For SDCE’s March edition, I published an article focused on the state of the pharmaceutical supply chain, which primarily focused on how the coronavirus (COVID-19) pandemic has changed the industry forever. When I finished that article, all three COVID-19 vaccines (Moderna, Pfizer and Johnson & Johnson) were limited throughout the country available to only those in limited eligible groups. Today, states are slowly increasing the eligibility requirements as more vaccine supplies become available. For instance, I live in New Jersey and the state will allow everyone over the age of 16 in the state to sign up for the vaccine after April 19.
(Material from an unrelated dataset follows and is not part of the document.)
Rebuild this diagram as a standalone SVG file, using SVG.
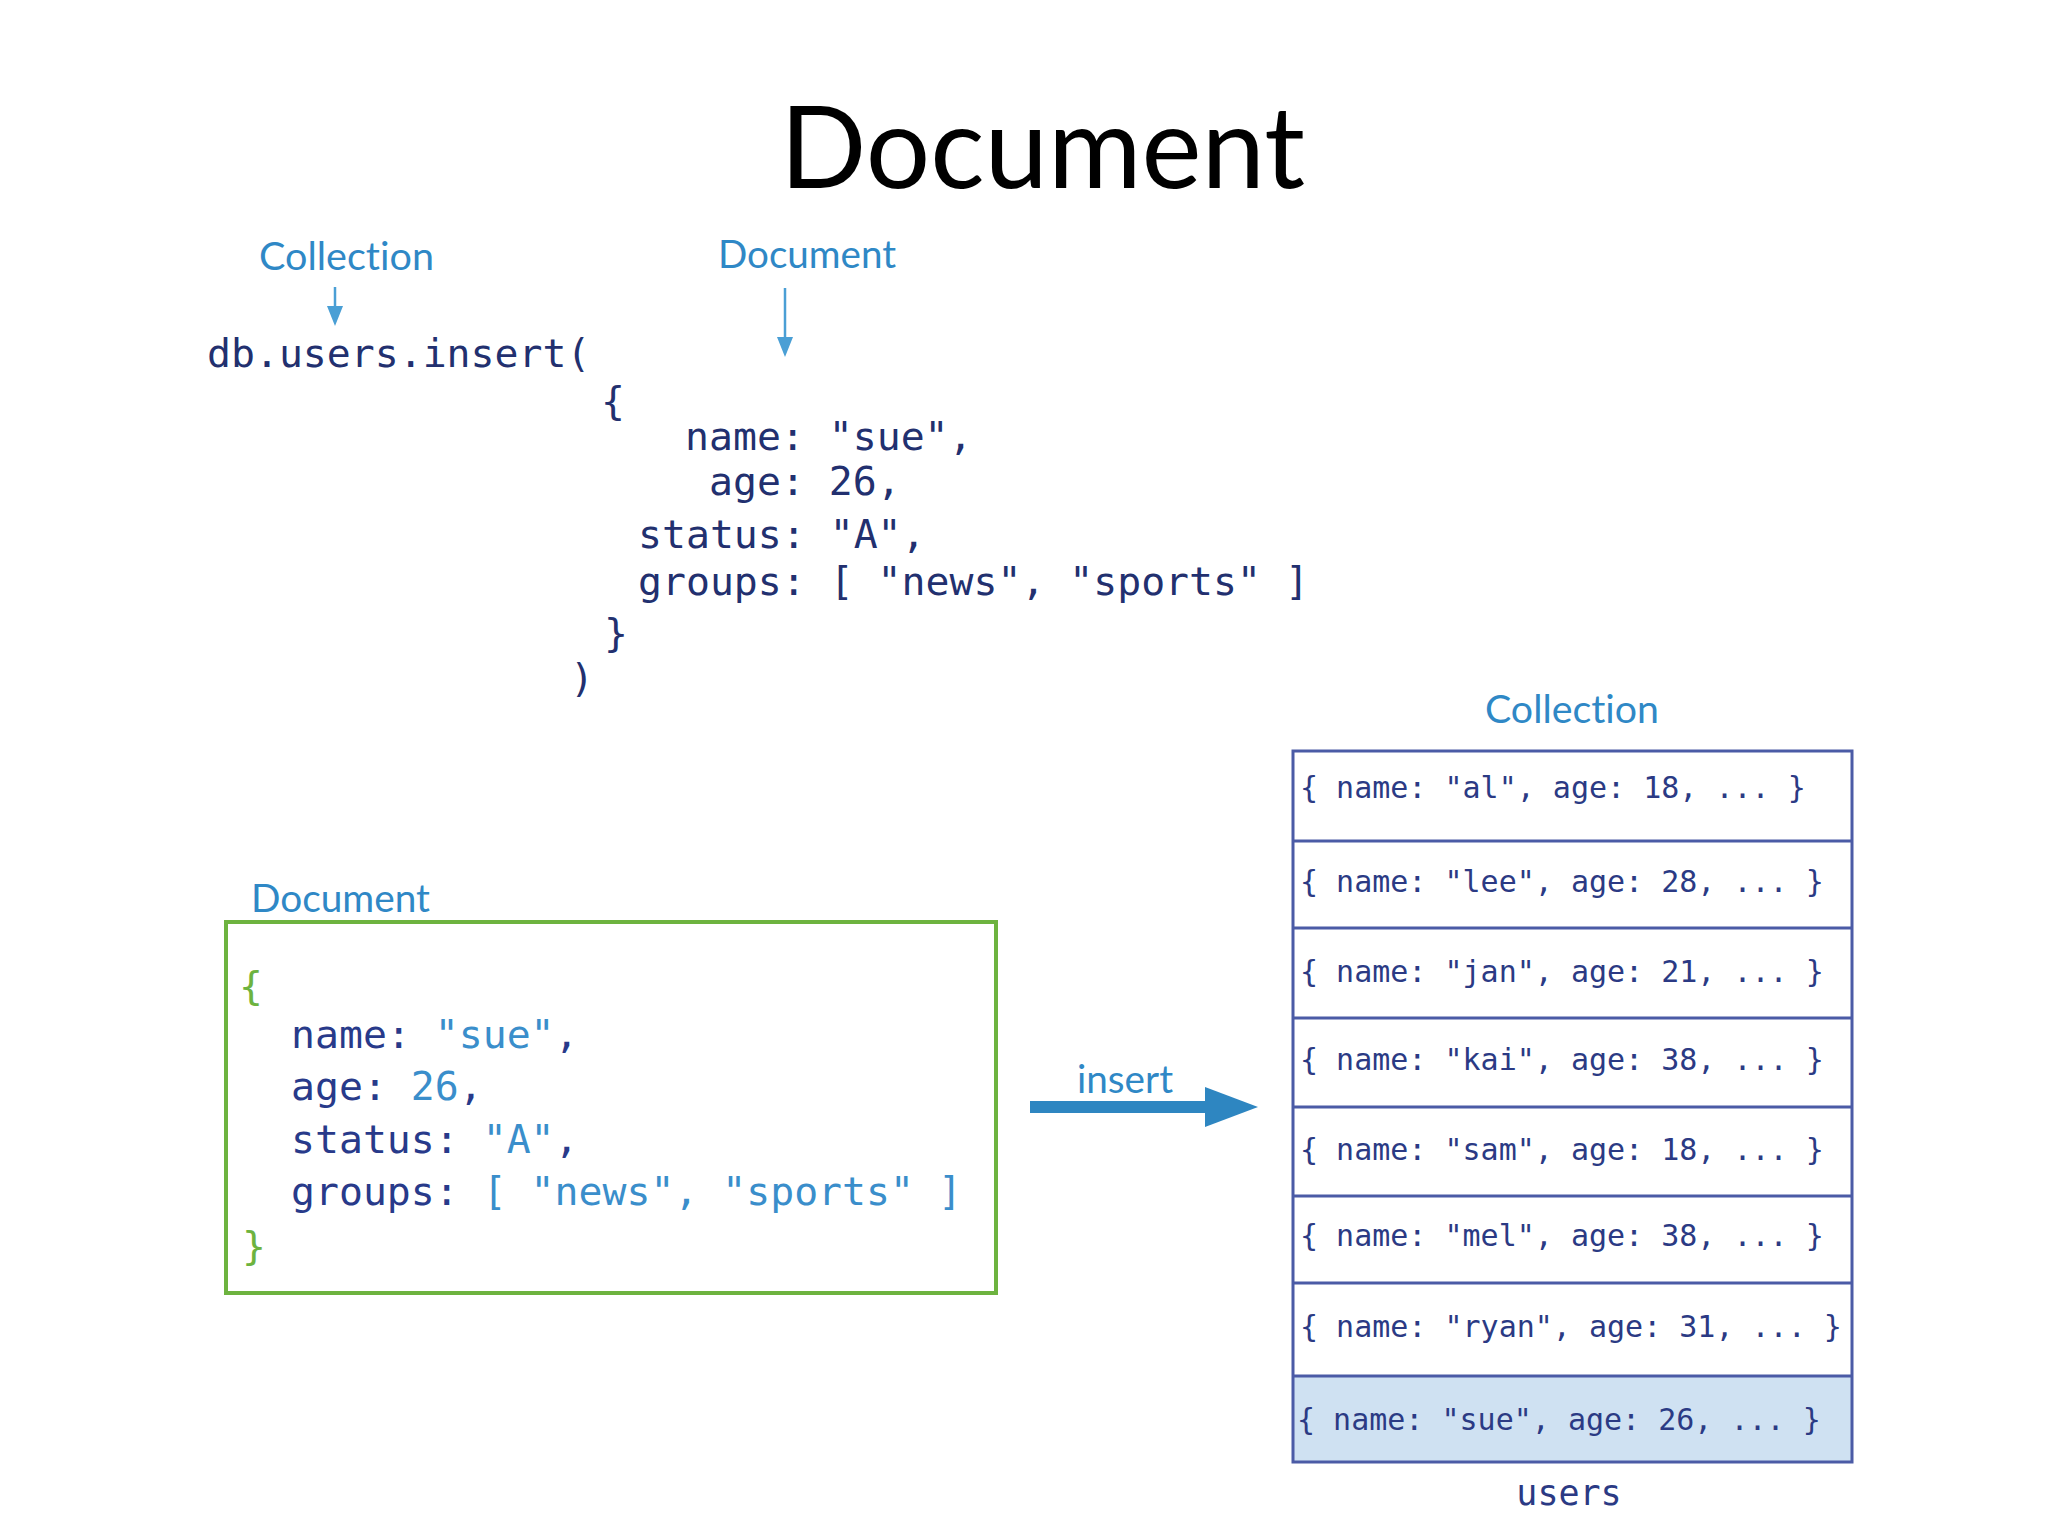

At first, it was difficult to get an appointment. But once I discovered megasites nearby and went to directly to the source, availability opened right up.
The good, the bad, the ugly
So, what is happening in the vaccine supply chain right besides this supply chain editor getting vaccinated?
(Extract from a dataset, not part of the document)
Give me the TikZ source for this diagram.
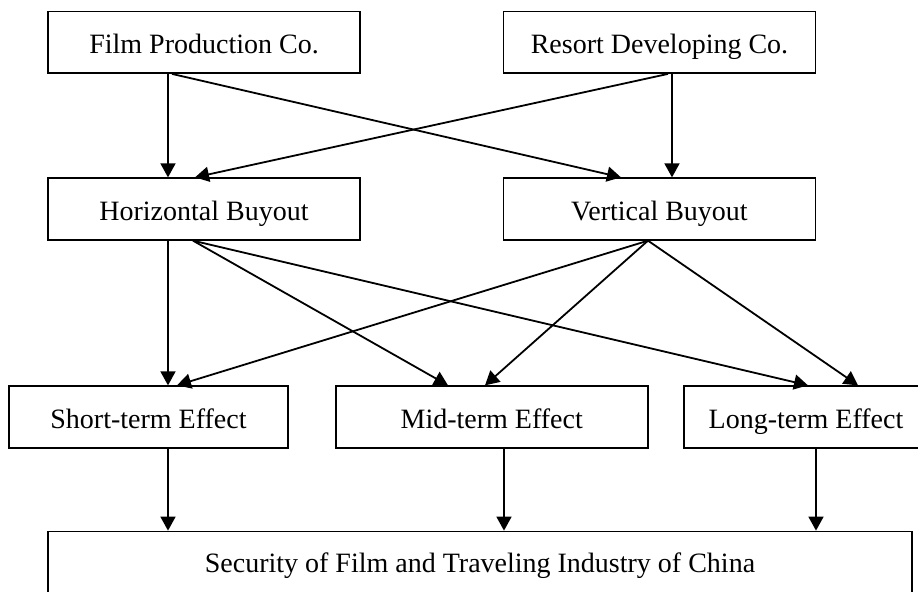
\documentclass[tikz,border=0pt]{standalone}
\usepackage{fontspec}
\setmainfont{Liberation Serif}
\usetikzlibrary{arrows.meta,calc}
\tikzset{
    unitbox/.style={draw,line width=0.9pt,inner sep=0pt,minimum height=30.75pt,text height=12pt,text depth=1pt,font=\fontsize{14}{16}\selectfont},
    firmbox/.style={unitbox,minimum width=156pt},
    effectbox/.style={unitbox,minimum width=139.5pt},
    goalbox/.style={unitbox,minimum width=432pt,minimum height=41.5pt,text height=10pt,text depth=10.5pt},
    flowvec/.style={-{Triangle[length=7pt,width=7.5pt]},line width=0.9pt}
}

\begin{document}
\begin{tikzpicture}[x=0.5pt,y=-0.5pt]
    \useasboundingbox (0,0) rectangle (918,591);
    % Companies
    \node[firmbox] (film) at (204,42.25) {Film Production Co.};
    \node[firmbox] (resort) at (659.5,42.25) {Resort Developing Co.};
    % Buyouts
    \node[firmbox] (hb) at (204,209) {Horizontal Buyout};
    \node[firmbox] (vb) at (659.5,209) {Vertical Buyout};
    % Effects
    \node[effectbox] (short) at (148.5,417) {Short-term Effect};
    \node[firmbox] (mid) at (491.75,417) {Mid-term Effect};
    \node[unitbox,minimum width=122pt] (long) at (806,417) {Long-term Effect};
    % Security
    \node[goalbox] (sec) at (480,573) {Security of Film and Traveling Industry of China};
    % Company to buyout
    \draw[flowvec] ($(film.south)+(-36,0)$) -- ($(hb.north)+(-36,0)$);
    \draw[flowvec] ($(film.south)+(-32,0)$) -- ($(vb.north)+(-38.5,0)$);
    \draw[flowvec] ($(resort.south)+(8.5,0)$) -- ($(hb.north)+(-9,0)$);
    \draw[flowvec] ($(resort.south)+(12.5,0)$) -- ($(vb.north)+(12.5,0)$);
    % Buyout to effect
    \draw[flowvec] ($(hb.south)+(-36,0)$) -- ($(short.north)+(19.5,0)$);
    \draw[flowvec] ($(hb.south)+(-11,0)$) -- ($(mid.north)+(-43.75,0)$);
    \draw[flowvec] ($(hb.south)+(-11,0)$) -- ($(long.north)+(2,0)$);
    \draw[flowvec] ($(vb.south)+(-11.5,0)$) -- ($(short.north)+(28.5,0)$);
    \draw[flowvec] ($(vb.south)+(-11.5,0)$) -- ($(mid.north)+(-6.75,0)$);
    \draw[flowvec] ($(vb.south)+(-11.5,0)$) -- ($(long.north)+(52,0)$);
    % Effect to security
    \draw[flowvec] ($(short.south)+(19.5,0)$) -- ($(sec.north)+(-312,0)$);
    \draw[flowvec] ($(mid.south)+(12.25,0)$) -- ($(sec.north)+(24,0)$);
    \draw[flowvec] ($(long.south)+(10,0)$) -- ($(sec.north)+(336,0)$);
\end{tikzpicture}
\end{document}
Well for one, last week FedEx announced that it had delivered more than 100 million doses of the vaccine throughout the United States and the Centers for Disease Control and Prevention announced 200 million had been delivered to administration sites total.
Additionally, IBM partnered with the state of New York for a pilot program that would allow residents to share voluntary proof of a negative COVID-19 test or certification of vaccination through its Digital Health Pass platform, powered by blockchain. The company also works with Moderna for a broader version as well as for vaccine management solutions for end-to-end traceability.
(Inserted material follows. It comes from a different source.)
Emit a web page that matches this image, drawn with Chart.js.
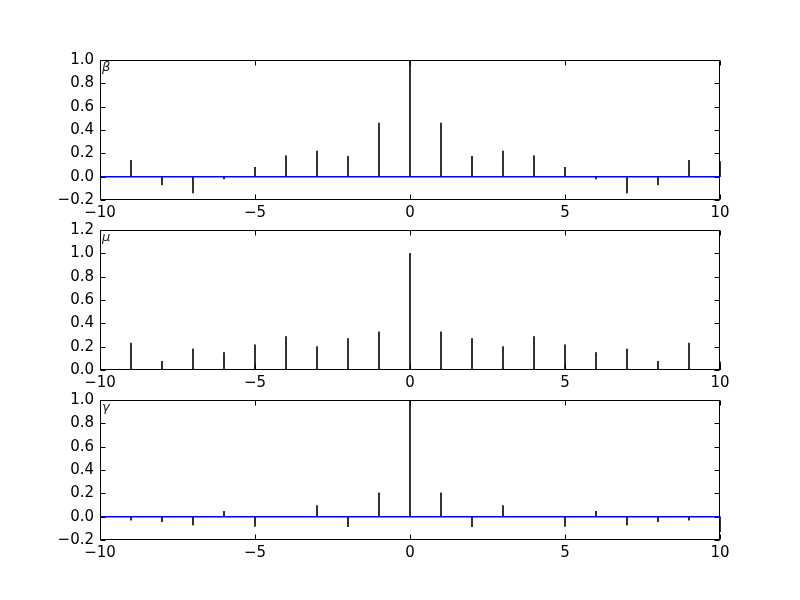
<!DOCTYPE html>
<html><head><meta charset="utf-8">
<script src="https://cdn.jsdelivr.net/npm/chart.js@4.4.1/dist/chart.umd.min.js"></script>
<style>
html,body{margin:0;padding:0;background:#fff;}
#wrap{position:relative;width:800px;height:600px;background:#fff;}
.p{position:absolute;left:0;width:800px;height:180px;}
</style></head><body><div id="wrap">
<div class="p" style="top:50px"><canvas id="c1"></canvas></div>
<div class="p" style="top:220px"><canvas id="c2"></canvas></div>
<div class="p" style="top:390px"><canvas id="c3"></canvas></div>
</div>
<script>
const xs = [-10,-9,-8,-7,-6,-5,-4,-3,-2,-1,0,1,2,3,4,5,6,7,8,9,10];
const betaVals  = [0.13,0.14,-0.07,-0.14,-0.02,0.08,0.18,0.22,0.175,0.46,1.0,0.46,0.175,0.22,0.18,0.08,-0.02,-0.14,-0.07,0.14,0.13];
const muVals    = [0.07,0.23,0.074,0.18,0.15,0.216,0.287,0.2,0.27,0.327,1.0,0.327,0.27,0.2,0.287,0.216,0.15,0.18,0.074,0.23,0.07];
const gammaVals = [-0.13,-0.03,-0.043,-0.072,0.046,-0.083,0,0.095,-0.086,0.204,1.0,0.204,-0.086,0.095,0,-0.083,0.046,-0.072,-0.043,-0.03,-0.13];
const xTicks = [-10,-5,0,5,10];
const betaTicks  = [-0.2,0,0.2,0.4,0.6,0.8,1.0];
const muTicks    = [0,0.2,0.4,0.6,0.8,1.0,1.2];
const gammaTicks = [-0.2,0,0.2,0.4,0.6,0.8,1.0];
const panelLabels = ['\u03B2','\u03BC','\u03B3'];

const FONT = {family:'DejaVu Sans', size:15};
function fmt(v, d){ if (Math.abs(v) < 1e-9) v = 0; return v.toFixed(d).replace('-', '\u2212'); }

const framePlugin = {
  id:'frame',
  afterDraw(chart, args, opts){
    const ctx = chart.ctx, a = chart.chartArea;
    const xs_ = chart.scales.x, ys_ = chart.scales.y;
    ctx.save();
    ctx.strokeStyle = '#000'; ctx.lineWidth = 1;
    const L = Math.round(a.left)+0.5, R = Math.round(a.right)-0.5, T = Math.round(a.top)+0.5, B = Math.round(a.bottom)-0.5;
    ctx.strokeRect(L, T, R-L, B-T);
    ctx.beginPath();
    const tl = 5;
    xs_.ticks.forEach(t => {
      const px = Math.round(xs_.getPixelForValue(t.value)) + 0.5;
      ctx.moveTo(px, B); ctx.lineTo(px, B - tl);
      ctx.moveTo(px, T); ctx.lineTo(px, T + tl);
    });
    ys_.ticks.forEach(t => {
      const py = Math.round(ys_.getPixelForValue(t.value)) + 0.5;
      ctx.moveTo(L, py); ctx.lineTo(L + tl, py);
      ctx.moveTo(R, py); ctx.lineTo(R - tl, py);
    });
    ctx.stroke();
    ctx.fillStyle = '#222';
    ctx.font = 'italic 13px "DejaVu Sans"';
    ctx.textBaseline = 'top'; ctx.textAlign = 'left';
    ctx.fillText(opts.label, a.left + 2, a.top + 1);
    ctx.restore();
  }
};

function makeChart(id, vals, yTicks, label){
  const pts = xs.map((x,i) => ({x:x, y:vals[i]}));
  const zero = xs.map(x => ({x:x, y:0}));
  new Chart(document.getElementById(id), {
    type:'scatter',
    data:{datasets:[
      {type:'line', data:zero, borderColor:'rgb(0,0,255)', backgroundColor:'rgb(0,0,255)', borderWidth:1.5, pointRadius:0, showLine:true, fill:false, order:0},
      {type:'bar', data:pts, backgroundColor:'#333', borderColor:'#333', borderWidth:0, barThickness:1.4, grouped:false, order:1,
       clip:{left:0, right:1, top:0, bottom:0}}
    ]},
    options:{
      responsive:true, maintainAspectRatio:false, animation:false, devicePixelRatio:1,
      layout:{padding:{top:10,right:80,left:0,bottom:0}},
      plugins:{legend:{display:false}, tooltip:{enabled:false}, frame:{label:label}},
      scales:{
        x:{type:'linear', min:xTicks[0], max:xTicks[xTicks.length-1], offset:false,
           grid:{display:false, drawTicks:false}, border:{display:false},
           afterBuildTicks: s => { s.ticks = xTicks.map(v => ({value:v})); },
           afterFit: s => { s.height = 30; s.paddingLeft = 0; s.paddingRight = 0; },
           ticks:{font:FONT, color:'#000', padding:4, maxRotation:0, autoSkip:false, callback:v => fmt(v,0)}},
        y:{type:'linear', min:yTicks[0], max:yTicks[yTicks.length-1],
           grid:{display:false, drawTicks:false}, border:{display:false},
           afterBuildTicks: s => { s.ticks = yTicks.map(v => ({value:v})); },
           afterFit: s => { s.width = 100; s.paddingTop = 0; s.paddingBottom = 0; },
           ticks:{font:FONT, color:'#000', padding:6, autoSkip:false, callback:v => fmt(v,1)}}
      }
    },
    plugins:[framePlugin]
  });
}
makeChart('c1', betaVals, betaTicks, panelLabels[0]);
makeChart('c2', muVals, muTicks, panelLabels[1]);
makeChart('c3', gammaVals, gammaTicks, panelLabels[2]);
</script></body></html>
Many experts are commending the supply chain and distribution partners involved in the vaccine rollouts on an unprecedented performance and plan, as the development and distribution of the COVID-19 vaccines happened faster than any other in history. However, while there are many heroes in this game, there are some villains as well. Unfortunately, criminals are attempting to sell fake versions of these vaccines. INTERPOL announced that South African authorities were able to seize the equivalent to 2,400 doses of counterfeit vaccines at a warehouse in Germiston, Gauteng in addition to fake 3M masks.
Numerous other fake vaccine stashes have been found throughout the world and for sale online and even at a health clinic for $2,000. INTERPOL and many other policing organizations worldwide are diligently working on combatting this issue.
Another pharma company, AstraZeneca, is distributing its own vaccine throughout many parts of the world, but not yet in the United States. The current White House administration is looking for the company to start manufacturing in the United States, adding a fourth option for a COVID-19 vaccine in the country. However, drug regulators in Europe have determined a link between blood clots and this vaccine but maintain that the benefits outweigh the potential risks. The incidents were reported at a rate of 1 out of 100,000 and as of March 22, 18 were fatal in total.
There will continue to be ups and downs throughout the pharmaceutical supply chain as we attempt to reach heard immunity. But the ingenuity and hard work that has gone into these vaccines and getting them out the public remains true and I look forward to seeing where it will take us.